How appropriate he should live on a cliff, how in keeping with the edginess of the man himself.
She stretched her arms overhead, her eyes adjusting to the dim room lit only with a few pale streaks of morning sun. Not that she could afford to lounge around. In a Tacoma winter it could be nearly eight in the morning already.
Her toes protesting the chilly hardwood floors, she searched for something more appropriate to wear than a sheet or her evening gown currently crumpled in a corner. She’d kicked the designer dress off and away in her frenzy to be with Carlos again, in his bed, then in the hot tub, before returning to his room, certain she was too exhausted for more. Only to have him prove her wrong.
A smile on her lips, she plucked his tuxedo shirt off the bedside lamp. Apparently she’d thrown his clothes around too. The crisp fabric still carried his scent, stirring her all over again with languid memories of making love until the blend of them together made a sensual perfume.

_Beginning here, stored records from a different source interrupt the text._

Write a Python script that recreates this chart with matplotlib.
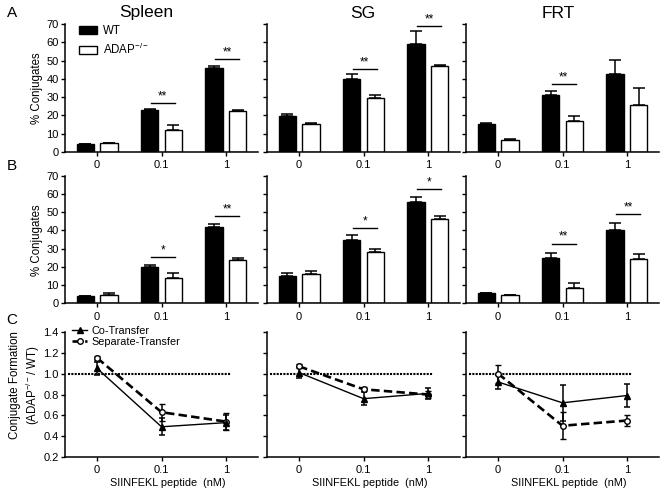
import numpy as np
import matplotlib
matplotlib.use('Agg')
import matplotlib.pyplot as plt
from matplotlib.patches import Patch
from matplotlib.lines import Line2D

plt.rcParams['font.family'] = ['Liberation Sans', 'DejaVu Sans']
plt.rcParams['mathtext.default'] = 'regular'

# ---- data ----
tissues = ['Spleen', 'SG', 'FRT']
doses = ['0', '0.1', '1']

# row A: % conjugates
spleen_a_wt = [4.3, 23.0, 46.0]
spleen_a_wt_err = [0.3, 0.5, 1.2]
spleen_a_ko = [4.7, 12.2, 22.2]
spleen_a_ko_err = [0.4, 2.4, 0.5]
sg_a_wt = [19.7, 40.0, 59.2]
sg_a_wt_err = [1.3, 2.6, 6.8]
sg_a_ko = [15.2, 29.8, 47.0]
sg_a_ko_err = [0.8, 1.6, 0.7]
frt_a_wt = [15.4, 31.4, 42.8]
frt_a_wt_err = [0.6, 1.9, 7.5]
frt_a_ko = [6.4, 17.2, 25.6]
frt_a_ko_err = [0.7, 2.5, 9.4]

# row B: % conjugates
spleen_b_wt = [4.0, 19.7, 42.0]
spleen_b_wt_err = [0.2, 1.5, 1.5]
spleen_b_ko = [4.6, 14.1, 24.0]
spleen_b_ko_err = [0.9, 2.4, 1.0]
sg_b_wt = [15.2, 34.7, 55.8]
sg_b_wt_err = [1.3, 2.8, 2.5]
sg_b_ko = [16.1, 28.3, 46.3]
sg_b_ko_err = [1.8, 1.3, 1.6]
frt_b_wt = [5.5, 25.0, 40.0]
frt_b_wt_err = [0.0, 2.8, 4.2]
frt_b_ko = [4.8, 8.4, 24.3]
frt_b_ko_err = [0.0, 2.6, 2.7]

# significance bars: (dose index, height, label)
spleen_a_sig = [(1, 26.7, '**'), (2, 50.8, '**')]
sg_a_sig = [(1, 45.3, '**'), (2, 68.7, '**')]
frt_a_sig = [(1, 37.1, '**')]
spleen_b_sig = [(1, 25.4, '*'), (2, 47.9, '**')]
sg_b_sig = [(1, 41.3, '*'), (2, 62.5, '*')]
frt_b_sig = [(1, 32.7, '**'), (2, 48.8, '**')]

# row C: conjugate formation ratio ADAP-/- / WT
spleen_co = [1.05, 0.49, 0.53]
spleen_co_err = [0.065, 0.08, 0.07]
spleen_sep = [1.15, 0.63, 0.54]
spleen_sep_err = [0.02, 0.08, 0.085]
sg_co = [1.01, 0.76, 0.81]
sg_co_err = [0.055, 0.06, 0.05]
sg_sep = [1.07, 0.85, 0.80]
sg_sep_err = [0.02, 0.02, 0.03]
frt_co = [0.92, 0.72, 0.79]
frt_co_err = [0.065, 0.17, 0.11]
frt_sep = [1.00, 0.50, 0.55]
frt_sep_err = [0.085, 0.13, 0.055]

W, H = 666, 494
fig = plt.figure(figsize=(W / 100, H / 100), dpi=100)

col_left = [65, 267, 466]
col_width = 193


def make_ax(left, top, bottom):
    return fig.add_axes([left / W, 1 - bottom / H, col_width / W, (bottom - top) / H])


def style_ax(ax):
    for s in ['top', 'right']:
        ax.spines[s].set_visible(False)
    for s in ['left', 'bottom']:
        ax.spines[s].set_linewidth(1.1)
    ax.tick_params(direction='out', length=3, width=1, labelsize=8, pad=1.5)
    ax.tick_params(axis='x', pad=3)
    ax.set_xlim(-0.5, 2.5)
    ax.set_xticks(range(3))
    ax.set_xticklabels(doses)


def bar_panel(ax, wt, wt_err, ko, ko_err, sig, show_labels):
    x = np.arange(3)
    w, off = 0.27, 0.185
    ekw = dict(elinewidth=1.1, capthick=1.1, ecolor='black')
    ax.bar(x - off, wt, w, color='black', edgecolor='black', lw=1,
           yerr=[np.zeros(3), wt_err], capsize=4.5, error_kw=ekw)
    ax.bar(x + off, ko, w, color='white', edgecolor='black', lw=1,
           yerr=[np.zeros(3), ko_err], capsize=4.5, error_kw=ekw)
    for i, y, s in sig:
        ax.plot([i - 0.17, i + 0.21], [y, y], color='black', lw=1, clip_on=False)
        ax.text(i + 0.02, y + 0.5, s, ha='center', va='bottom', fontsize=8.5, clip_on=False)
    style_ax(ax)
    ax.set_ylim(0, 70)
    ax.set_yticks(range(0, 71, 10))
    if not show_labels:
        ax.set_yticklabels([])


def line_panel(ax, co, co_err, sep, sep_err, show_labels):
    x = np.arange(3)
    ax.plot([-0.45, 2.08], [1, 1], color='black', lw=1.5, linestyle=(0, (1, 0.6)))
    ax.errorbar(x, sep, yerr=sep_err, color='black', lw=1.9, linestyle=(0, (3.2, 1.6)),
                marker='o', ms=4, mfc='white', mec='black', mew=1,
                elinewidth=1.1, capsize=2.4, capthick=1.1)
    ax.errorbar(x, co, yerr=co_err, color='black', lw=1,
                marker='^', ms=4, mfc='black', mec='black',
                elinewidth=1.1, capsize=2.4, capthick=1.1)
    style_ax(ax)
    ax.set_ylim(0.2, 1.4)
    ax.set_yticks(np.arange(0.2, 1.41, 0.2))
    if show_labels:
        ax.set_yticklabels(['%.1f' % v for v in np.arange(0.2, 1.41, 0.2)])
    else:
        ax.set_yticklabels([])
    fig.text((ax.get_position().x0 + ax.get_position().x1) / 2 + 6 / W, 1 - 483 / H,
             'SIINFEKL peptide  (nM)', ha='center', va='center', fontsize=7.8)


a_data = [(spleen_a_wt, spleen_a_wt_err, spleen_a_ko, spleen_a_ko_err, spleen_a_sig),
          (sg_a_wt, sg_a_wt_err, sg_a_ko, sg_a_ko_err, sg_a_sig),
          (frt_a_wt, frt_a_wt_err, frt_a_ko, frt_a_ko_err, frt_a_sig)]
b_data = [(spleen_b_wt, spleen_b_wt_err, spleen_b_ko, spleen_b_ko_err, spleen_b_sig),
          (sg_b_wt, sg_b_wt_err, sg_b_ko, sg_b_ko_err, sg_b_sig),
          (frt_b_wt, frt_b_wt_err, frt_b_ko, frt_b_ko_err, frt_b_sig)]
c_data = [(spleen_co, spleen_co_err, spleen_sep, spleen_sep_err),
          (sg_co, sg_co_err, sg_sep, sg_sep_err),
          (frt_co, frt_co_err, frt_sep, frt_sep_err)]

for j in range(3):
    ax = make_ax(col_left[j], 24, 152)
    bar_panel(ax, *a_data[j], show_labels=(j == 0))
    ax = make_ax(col_left[j], 175.7, 303.3)
    bar_panel(ax, *b_data[j], show_labels=(j == 0))
    ax = make_ax(col_left[j], 332, 457)
    line_panel(ax, *c_data[j], show_labels=(j == 0))

# titles and panel letters
for name, xc in zip(tissues, [146, 363, 558]):
    fig.text(xc / W, 1 - 13 / H, name, ha='center', va='center', fontsize=12.5)
for letter, yc in zip('ABC', [13, 166, 320]):
    fig.text(12 / W, 1 - yc / H, letter, ha='center', va='center', fontsize=11)

# y labels
fig.text(37 / W, 1 - 88 / H, '% Conjugates', rotation=90, ha='center', va='center', fontsize=8.3)
fig.text(37 / W, 1 - 240 / H, '% Conjugates', rotation=90, ha='center', va='center', fontsize=8.3)
fig.text(15 / W, 1 - 385 / H, 'Conjugate Formation', rotation=90, ha='center', va='center', fontsize=8.3)
fig.text(33 / W, 1 - 385 / H, '(ADAP$^{-/-}$/ WT)', rotation=90, ha='center', va='center', fontsize=8.3)

# legends
bar_handles = [Patch(facecolor='black', edgecolor='black'),
               Patch(facecolor='white', edgecolor='black', lw=1)]
fig.legend(bar_handles, ['WT', 'ADAP$^{-/-}$'], loc='upper left',
           bbox_to_anchor=(79 / W, 1 - 25 / H), frameon=False, fontsize=8.3,
           handlelength=1.6, handleheight=0.65, handletextpad=0.5,
           labelspacing=0.4, borderpad=0, borderaxespad=0)

line_handles = [Line2D([], [], color='black', lw=1, marker='^', ms=4),
                Line2D([], [], color='black', lw=1.9, linestyle=(0, (3.2, 1.6)),
                       marker='o', ms=4, mfc='white')]
fig.legend(line_handles, ['Co-Transfer', 'Separate-Transfer'], loc='upper left',
           bbox_to_anchor=(72 / W, 1 - 326 / H), frameon=False, fontsize=7.8,
           handlelength=1.4, handletextpad=0.4, labelspacing=0.1,
           borderpad=0, borderaxespad=0)

fig.savefig('out.png', dpi=100)
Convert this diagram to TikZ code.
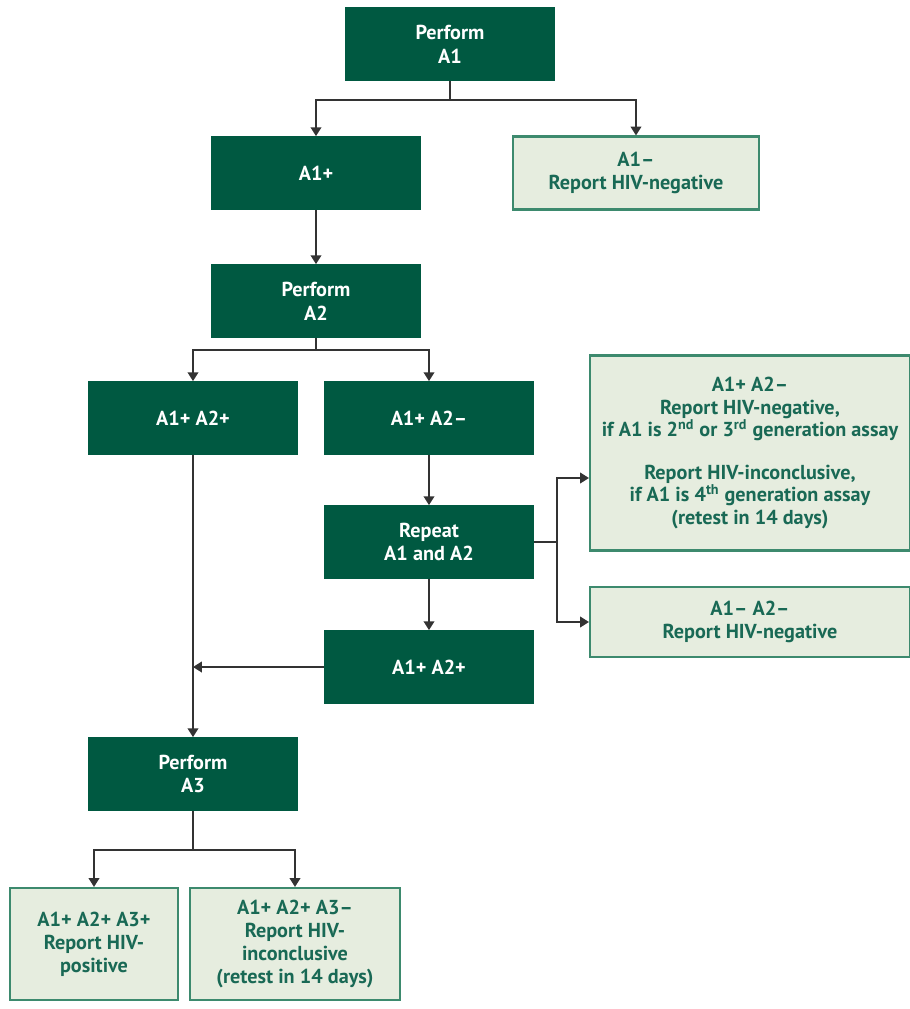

She found him in his kitchen, another simple room with the bare essentials—stainless steel appliances with black-and-white tiles.
And one hot chef wearing only a low-slung pair of scrubs that showcased his taut butt as perfectly as any tailored tux.
The scent of frying bacon hung in the air as he tended the stove, a second pan in place with batter in a measuring cup.
He pivoted toward her. And with one look at his emotionless eyes, the stark set of his jaw, all the warmth seeped from her. He took in her standing there in his shirt and…nothing. He didn’t smile. He didn’t reach for her.
Carlos simply turned away. “Do you want breakfast?”
She wanted to tell him to go to hell. Instead she said, “I think it’s best if I just go.”
Still, like a fool, she hesitated, giving him a chance to say something softer, nicer. Instead, he just opened the refrigerator and pulled out a carton of milk.